The Republican victory in New York City's ninth congressional district Sept. 13—in a special election to replace disgraced Rep. Anthony Weiner—shocked the nation. . . . Some Democrats like California Rep. Henry Waxman have [an] explanation for the vote: greed. "They want to protect their wealth," he explained, "which is why a lot of well-off voters vote for Republicans." You almost have to admire the chutzpah of such views from a man who represents Beverly Hills.I think most Americans of modest means don't worry about the wealth that the richest among us have accumulated. They, instead, agonize over their heating bills and health care costs and the price of gasoline and an ever higher tax liability. All of which are being pushed higher by the nation's Democratic Party.
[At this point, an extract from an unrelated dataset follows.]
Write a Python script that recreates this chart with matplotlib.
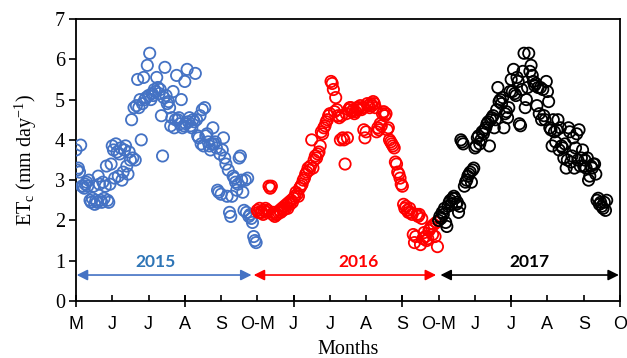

Waxman, of course, is wrong. This election was driven not by desertions of the rich but by the shift to the GOP among largely middle or working class voters. In many ways this election followed the pattern established by Sen. Scott Brown's stunning 2009 Massachusetts victory, which came largely from middle-income voters. The ninth district's new representative, Bob Turner, won big in modest Middle Village and South Brooklyn, while losing decisively in the wealthiest precincts such as Forest Hills and some minority, immigrant-oriented enclaves. . . .
[S]omething is stirring in the boroughs.
Are a lot of people resentful that the rich have what they the less rich don't? Sure. But they're even more resentful that there are those in Washington who are hellbent on taking bread off the table. Washington being represented by Obama and his ilk.
What happened in Brooklyn is happening in America.
And it's too late for Democrats to do anything about it.